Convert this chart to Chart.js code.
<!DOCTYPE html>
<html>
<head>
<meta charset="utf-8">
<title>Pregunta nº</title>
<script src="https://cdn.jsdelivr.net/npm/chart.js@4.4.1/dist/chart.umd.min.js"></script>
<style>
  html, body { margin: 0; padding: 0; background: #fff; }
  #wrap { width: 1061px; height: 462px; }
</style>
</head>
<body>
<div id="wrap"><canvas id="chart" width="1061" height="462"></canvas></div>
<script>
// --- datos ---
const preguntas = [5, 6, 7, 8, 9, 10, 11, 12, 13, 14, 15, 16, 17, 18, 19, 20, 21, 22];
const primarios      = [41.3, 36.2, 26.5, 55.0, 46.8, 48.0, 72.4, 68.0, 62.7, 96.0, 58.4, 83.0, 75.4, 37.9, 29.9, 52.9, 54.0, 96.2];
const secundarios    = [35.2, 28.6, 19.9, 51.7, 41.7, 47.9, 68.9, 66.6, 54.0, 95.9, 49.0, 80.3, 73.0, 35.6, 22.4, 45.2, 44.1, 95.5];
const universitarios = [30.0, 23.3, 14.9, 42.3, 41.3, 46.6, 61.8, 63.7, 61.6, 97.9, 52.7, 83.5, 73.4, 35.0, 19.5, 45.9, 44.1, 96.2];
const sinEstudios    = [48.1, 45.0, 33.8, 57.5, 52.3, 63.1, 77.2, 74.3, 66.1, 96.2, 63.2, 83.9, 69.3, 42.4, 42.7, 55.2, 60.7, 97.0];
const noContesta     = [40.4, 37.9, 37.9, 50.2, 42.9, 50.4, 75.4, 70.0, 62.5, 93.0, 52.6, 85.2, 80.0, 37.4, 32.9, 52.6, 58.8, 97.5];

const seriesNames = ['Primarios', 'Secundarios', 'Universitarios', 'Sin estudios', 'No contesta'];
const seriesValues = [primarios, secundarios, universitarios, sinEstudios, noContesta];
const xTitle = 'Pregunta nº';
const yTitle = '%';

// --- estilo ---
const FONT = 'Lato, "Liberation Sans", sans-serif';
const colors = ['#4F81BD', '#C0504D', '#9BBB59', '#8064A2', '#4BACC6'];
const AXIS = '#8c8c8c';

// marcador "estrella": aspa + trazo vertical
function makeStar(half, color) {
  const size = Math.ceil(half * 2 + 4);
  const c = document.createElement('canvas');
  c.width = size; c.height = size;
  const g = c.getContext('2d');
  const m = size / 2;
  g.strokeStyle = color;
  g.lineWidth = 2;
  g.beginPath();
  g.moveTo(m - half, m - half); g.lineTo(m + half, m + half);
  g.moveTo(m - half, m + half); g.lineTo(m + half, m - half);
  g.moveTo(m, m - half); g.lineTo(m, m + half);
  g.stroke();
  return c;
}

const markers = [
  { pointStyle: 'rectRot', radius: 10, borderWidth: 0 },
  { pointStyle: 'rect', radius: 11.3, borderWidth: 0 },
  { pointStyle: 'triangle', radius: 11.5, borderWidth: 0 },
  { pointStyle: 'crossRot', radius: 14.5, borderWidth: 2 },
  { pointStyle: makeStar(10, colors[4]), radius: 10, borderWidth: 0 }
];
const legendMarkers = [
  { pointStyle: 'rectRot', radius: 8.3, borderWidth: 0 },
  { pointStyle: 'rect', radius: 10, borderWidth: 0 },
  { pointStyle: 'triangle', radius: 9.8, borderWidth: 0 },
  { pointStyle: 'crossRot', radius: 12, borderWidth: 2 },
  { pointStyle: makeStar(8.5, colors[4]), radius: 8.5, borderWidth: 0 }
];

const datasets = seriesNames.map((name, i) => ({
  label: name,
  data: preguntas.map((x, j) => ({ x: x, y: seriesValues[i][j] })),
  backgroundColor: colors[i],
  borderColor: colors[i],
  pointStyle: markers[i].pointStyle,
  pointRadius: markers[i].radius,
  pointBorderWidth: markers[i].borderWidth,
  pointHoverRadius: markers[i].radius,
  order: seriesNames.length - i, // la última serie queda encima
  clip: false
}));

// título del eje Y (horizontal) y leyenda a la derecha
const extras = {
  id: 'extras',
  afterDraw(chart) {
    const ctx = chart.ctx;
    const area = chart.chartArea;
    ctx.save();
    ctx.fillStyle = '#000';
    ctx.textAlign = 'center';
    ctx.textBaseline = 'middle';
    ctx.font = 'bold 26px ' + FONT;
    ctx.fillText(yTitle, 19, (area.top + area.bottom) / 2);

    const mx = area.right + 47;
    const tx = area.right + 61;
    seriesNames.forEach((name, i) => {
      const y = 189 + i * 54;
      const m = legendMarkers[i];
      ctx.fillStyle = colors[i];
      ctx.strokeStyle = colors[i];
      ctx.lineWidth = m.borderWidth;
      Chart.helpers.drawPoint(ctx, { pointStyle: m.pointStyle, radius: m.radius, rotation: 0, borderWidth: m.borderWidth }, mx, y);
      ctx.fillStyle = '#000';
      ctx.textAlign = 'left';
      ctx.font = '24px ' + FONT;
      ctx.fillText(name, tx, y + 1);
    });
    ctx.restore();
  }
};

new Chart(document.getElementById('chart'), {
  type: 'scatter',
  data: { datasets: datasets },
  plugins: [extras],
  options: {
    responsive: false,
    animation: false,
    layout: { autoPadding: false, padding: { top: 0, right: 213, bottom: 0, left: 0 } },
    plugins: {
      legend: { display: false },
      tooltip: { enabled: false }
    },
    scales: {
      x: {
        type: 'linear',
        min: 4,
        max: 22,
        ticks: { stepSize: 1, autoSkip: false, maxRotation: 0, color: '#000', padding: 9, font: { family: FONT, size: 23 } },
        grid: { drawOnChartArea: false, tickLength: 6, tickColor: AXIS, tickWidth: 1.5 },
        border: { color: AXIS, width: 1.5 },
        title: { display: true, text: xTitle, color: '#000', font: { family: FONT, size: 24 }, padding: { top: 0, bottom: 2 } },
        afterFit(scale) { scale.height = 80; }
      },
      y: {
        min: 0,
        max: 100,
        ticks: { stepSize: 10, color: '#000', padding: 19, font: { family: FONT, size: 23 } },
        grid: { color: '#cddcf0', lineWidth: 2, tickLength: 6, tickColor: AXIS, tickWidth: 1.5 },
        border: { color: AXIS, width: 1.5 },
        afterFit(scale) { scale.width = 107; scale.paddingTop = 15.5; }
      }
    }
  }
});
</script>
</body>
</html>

========

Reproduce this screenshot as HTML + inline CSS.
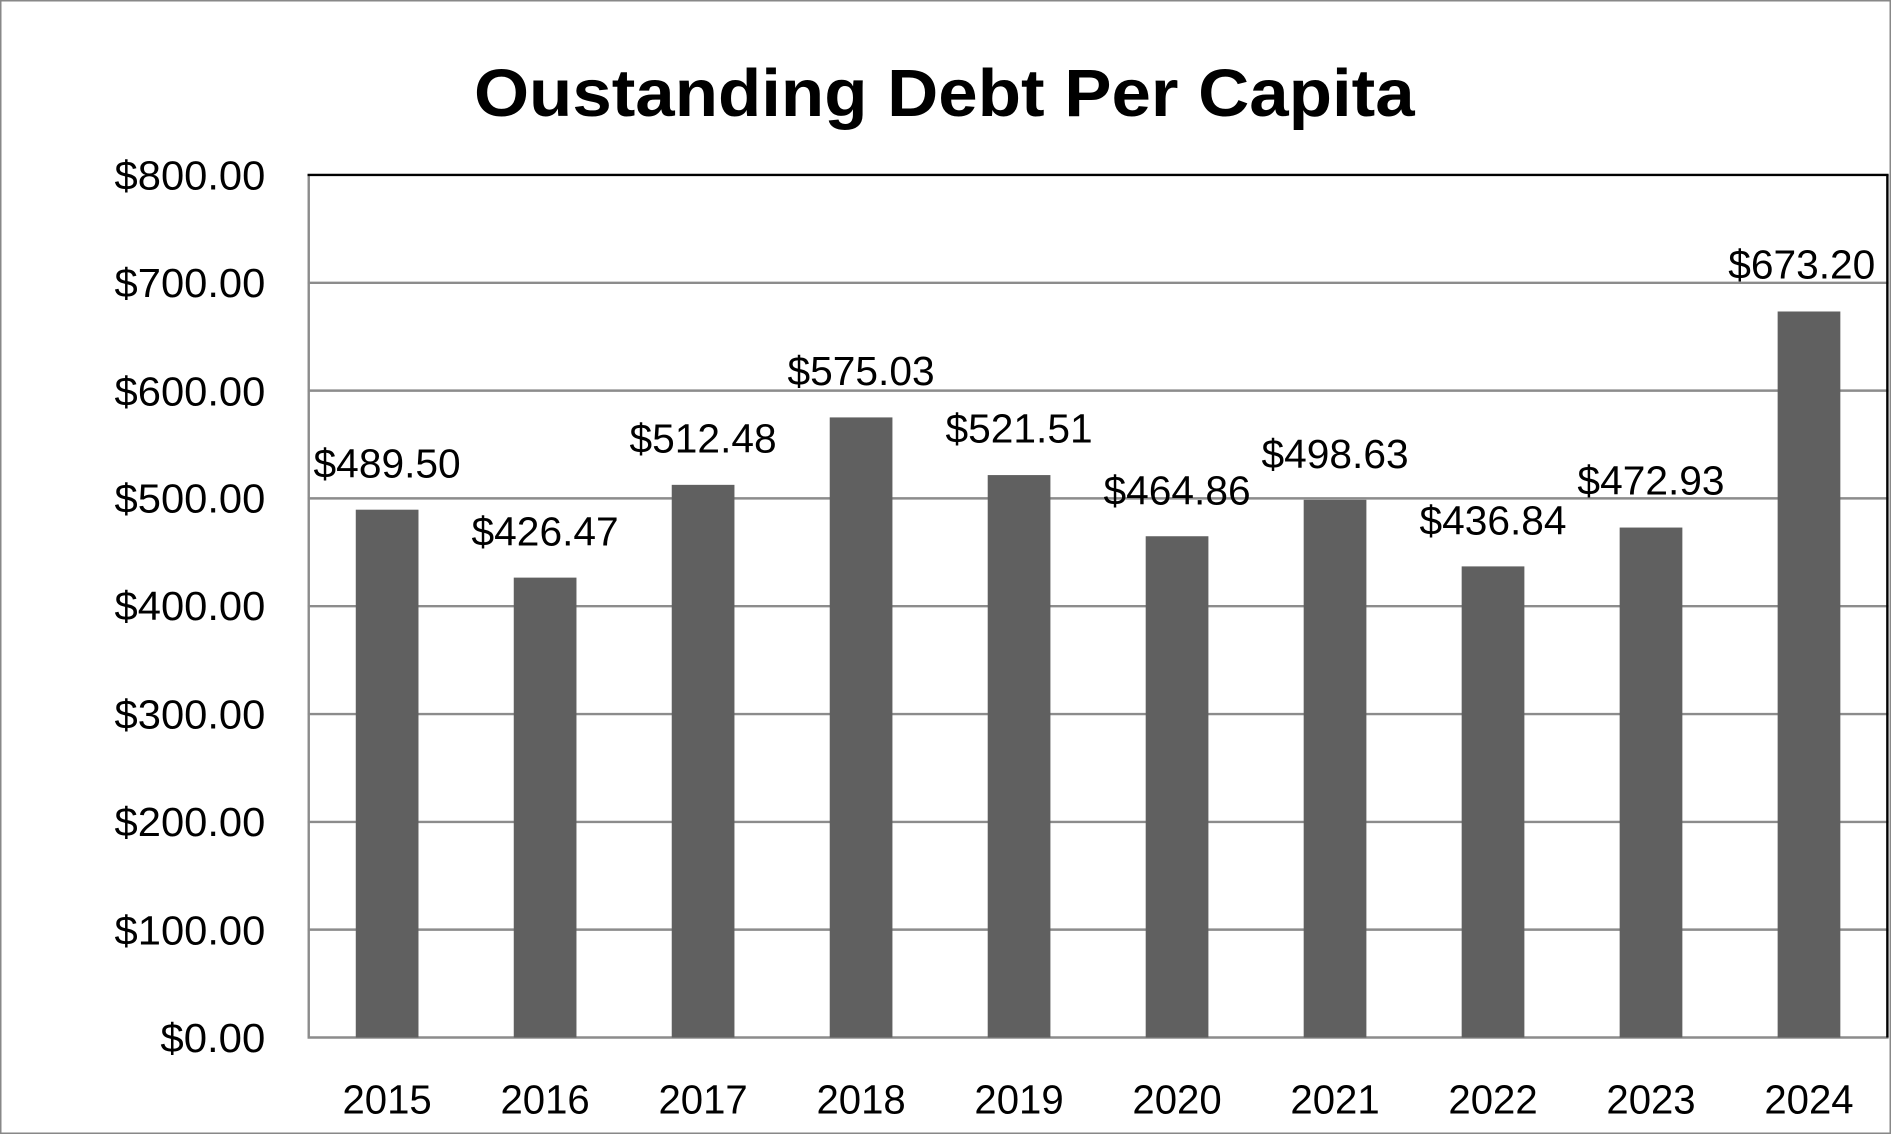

========

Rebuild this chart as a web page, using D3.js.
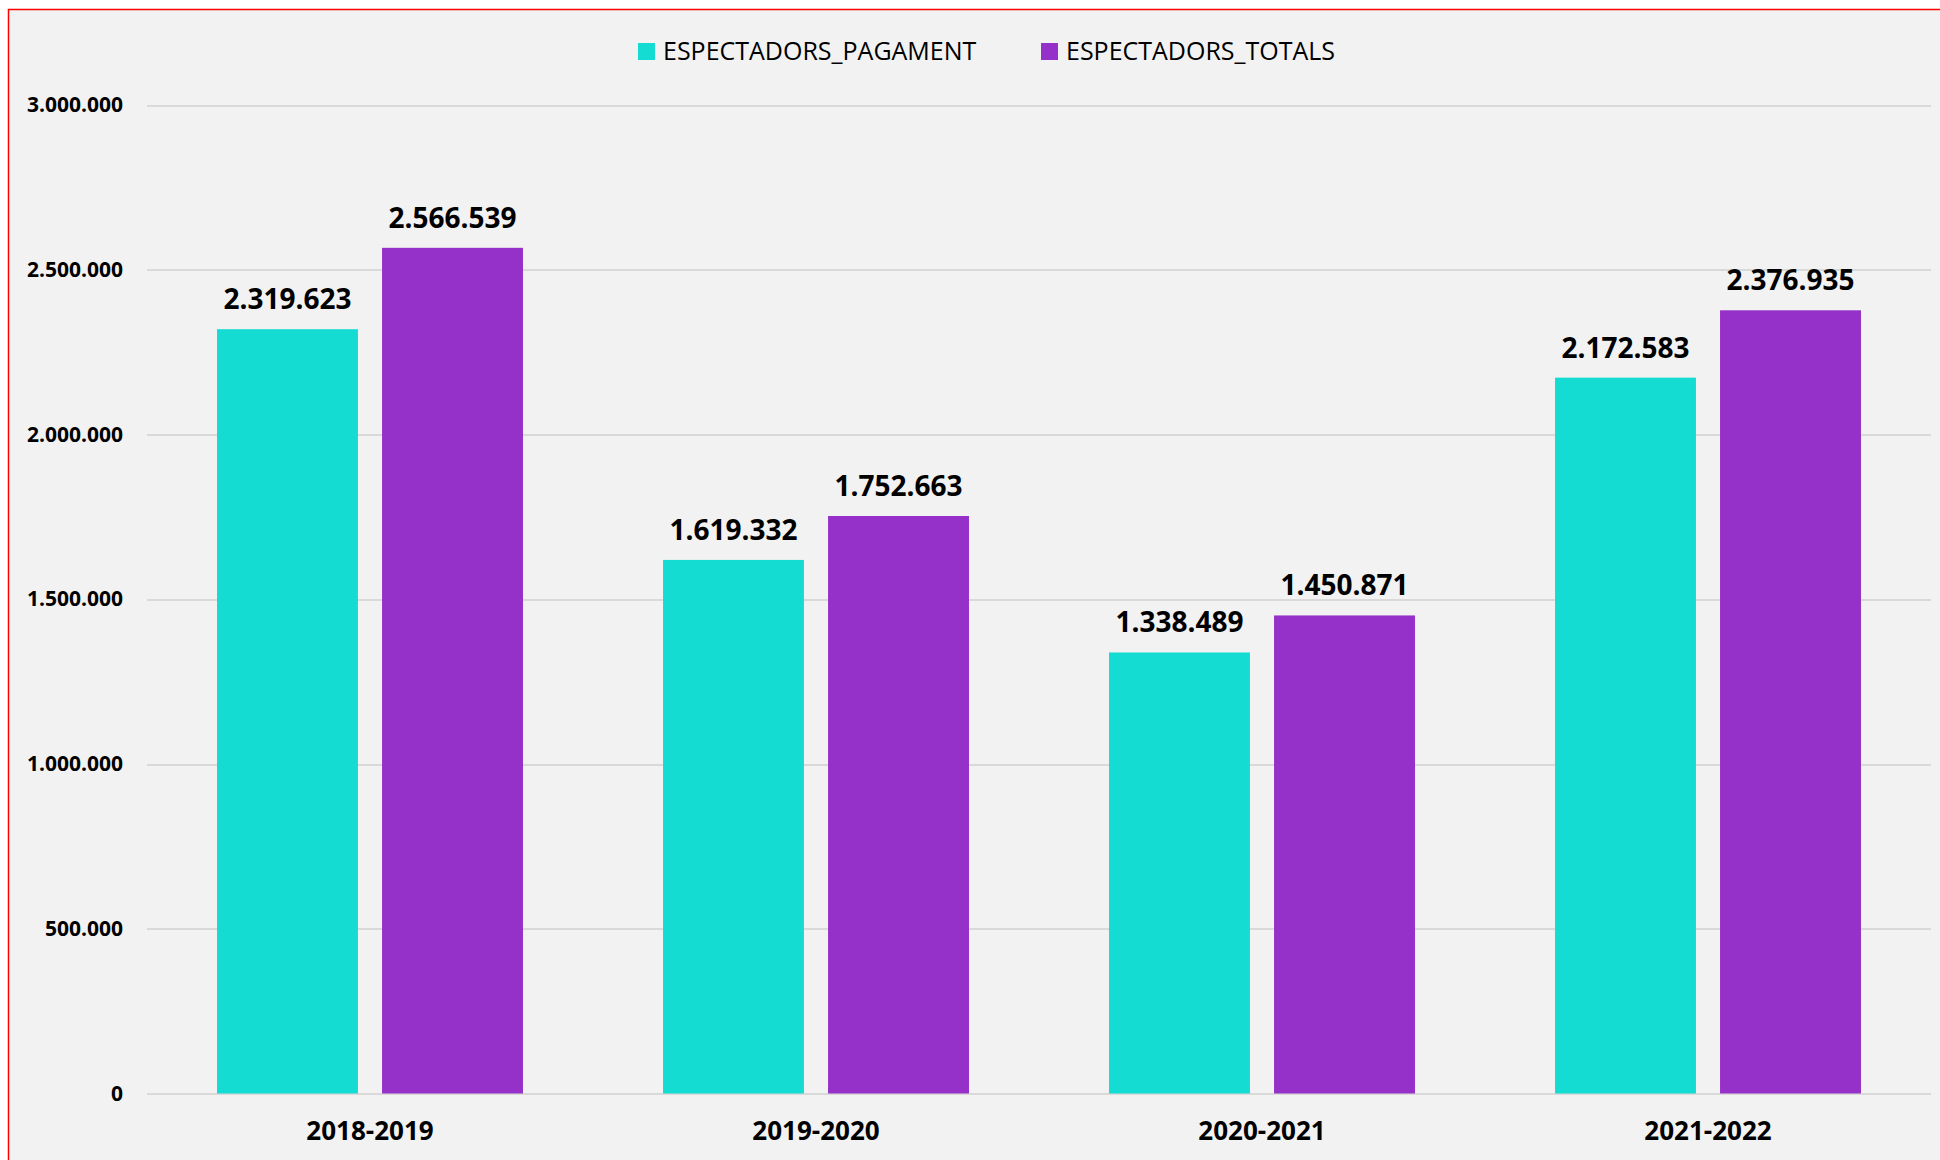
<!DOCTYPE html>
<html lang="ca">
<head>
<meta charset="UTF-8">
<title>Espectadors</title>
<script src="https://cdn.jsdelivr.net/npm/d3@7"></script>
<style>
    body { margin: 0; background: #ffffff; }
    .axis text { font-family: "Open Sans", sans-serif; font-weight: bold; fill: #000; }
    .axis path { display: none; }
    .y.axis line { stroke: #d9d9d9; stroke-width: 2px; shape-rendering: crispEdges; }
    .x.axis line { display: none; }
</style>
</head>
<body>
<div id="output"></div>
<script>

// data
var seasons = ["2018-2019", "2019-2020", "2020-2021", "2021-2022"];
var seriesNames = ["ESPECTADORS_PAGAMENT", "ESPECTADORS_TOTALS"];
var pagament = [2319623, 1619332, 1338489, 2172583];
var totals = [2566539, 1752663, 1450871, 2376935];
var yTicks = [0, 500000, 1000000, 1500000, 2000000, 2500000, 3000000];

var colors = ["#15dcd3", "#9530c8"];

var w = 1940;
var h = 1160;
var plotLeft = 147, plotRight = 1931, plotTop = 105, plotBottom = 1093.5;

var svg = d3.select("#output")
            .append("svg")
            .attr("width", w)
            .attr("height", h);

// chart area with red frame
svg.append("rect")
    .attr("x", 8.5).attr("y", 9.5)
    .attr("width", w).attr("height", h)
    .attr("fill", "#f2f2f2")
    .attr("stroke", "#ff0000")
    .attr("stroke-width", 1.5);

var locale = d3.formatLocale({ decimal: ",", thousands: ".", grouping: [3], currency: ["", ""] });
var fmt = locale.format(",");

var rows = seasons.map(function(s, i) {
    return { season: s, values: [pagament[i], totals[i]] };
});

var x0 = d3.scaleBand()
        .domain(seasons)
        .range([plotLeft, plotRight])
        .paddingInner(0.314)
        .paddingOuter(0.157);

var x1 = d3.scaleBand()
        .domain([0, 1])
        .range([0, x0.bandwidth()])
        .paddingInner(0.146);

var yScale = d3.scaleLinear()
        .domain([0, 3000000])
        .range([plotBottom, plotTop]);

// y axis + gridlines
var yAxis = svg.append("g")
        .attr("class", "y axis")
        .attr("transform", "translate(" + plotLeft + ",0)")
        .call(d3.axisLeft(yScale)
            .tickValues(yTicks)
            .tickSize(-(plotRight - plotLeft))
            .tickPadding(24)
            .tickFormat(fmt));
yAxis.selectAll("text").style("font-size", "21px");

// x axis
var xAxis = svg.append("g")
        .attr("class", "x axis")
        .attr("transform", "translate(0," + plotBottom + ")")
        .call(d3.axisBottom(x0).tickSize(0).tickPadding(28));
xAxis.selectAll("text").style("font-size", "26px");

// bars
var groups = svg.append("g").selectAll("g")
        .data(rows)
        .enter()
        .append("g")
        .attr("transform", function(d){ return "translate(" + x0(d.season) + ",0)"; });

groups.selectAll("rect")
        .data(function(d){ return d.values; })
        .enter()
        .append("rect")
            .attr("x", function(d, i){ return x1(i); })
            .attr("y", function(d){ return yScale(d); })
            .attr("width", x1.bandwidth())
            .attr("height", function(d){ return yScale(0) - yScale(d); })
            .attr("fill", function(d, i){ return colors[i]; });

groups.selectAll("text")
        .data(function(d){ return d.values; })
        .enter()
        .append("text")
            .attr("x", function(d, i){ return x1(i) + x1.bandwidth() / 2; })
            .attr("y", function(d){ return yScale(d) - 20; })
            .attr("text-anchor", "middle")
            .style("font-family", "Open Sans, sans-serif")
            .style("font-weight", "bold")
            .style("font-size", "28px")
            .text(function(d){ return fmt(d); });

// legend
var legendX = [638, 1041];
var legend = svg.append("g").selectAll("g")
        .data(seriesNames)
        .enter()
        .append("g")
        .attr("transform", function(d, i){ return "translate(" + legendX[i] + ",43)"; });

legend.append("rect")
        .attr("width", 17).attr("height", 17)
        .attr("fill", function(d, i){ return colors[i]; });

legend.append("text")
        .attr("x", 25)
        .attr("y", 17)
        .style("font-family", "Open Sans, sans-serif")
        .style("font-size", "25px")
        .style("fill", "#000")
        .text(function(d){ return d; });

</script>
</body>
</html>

========

:: EXERCISE BRIEF ::
Copy out exactly the lines from the one with "Convert this chart to Chart.js code." through the one with "52.6, 58.8, 97.5];", counting both ends, and no other lines.

:: FINISHED ANSWER ::
Convert this chart to Chart.js code.
<!DOCTYPE html>
<html>
<head>
<meta charset="utf-8">
<title>Pregunta nº</title>
<script src="https://cdn.jsdelivr.net/npm/chart.js@4.4.1/dist/chart.umd.min.js"></script>
<style>
  html, body { margin: 0; padding: 0; background: #fff; }
  #wrap { width: 1061px; height: 462px; }
</style>
</head>
<body>
<div id="wrap"><canvas id="chart" width="1061" height="462"></canvas></div>
<script>
// --- datos ---
const preguntas = [5, 6, 7, 8, 9, 10, 11, 12, 13, 14, 15, 16, 17, 18, 19, 20, 21, 22];
const primarios      = [41.3, 36.2, 26.5, 55.0, 46.8, 48.0, 72.4, 68.0, 62.7, 96.0, 58.4, 83.0, 75.4, 37.9, 29.9, 52.9, 54.0, 96.2];
const secundarios    = [35.2, 28.6, 19.9, 51.7, 41.7, 47.9, 68.9, 66.6, 54.0, 95.9, 49.0, 80.3, 73.0, 35.6, 22.4, 45.2, 44.1, 95.5];
const universitarios = [30.0, 23.3, 14.9, 42.3, 41.3, 46.6, 61.8, 63.7, 61.6, 97.9, 52.7, 83.5, 73.4, 35.0, 19.5, 45.9, 44.1, 96.2];
const sinEstudios    = [48.1, 45.0, 33.8, 57.5, 52.3, 63.1, 77.2, 74.3, 66.1, 96.2, 63.2, 83.9, 69.3, 42.4, 42.7, 55.2, 60.7, 97.0];
const noContesta     = [40.4, 37.9, 37.9, 50.2, 42.9, 50.4, 75.4, 70.0, 62.5, 93.0, 52.6, 85.2, 80.0, 37.4, 32.9, 52.6, 58.8, 97.5];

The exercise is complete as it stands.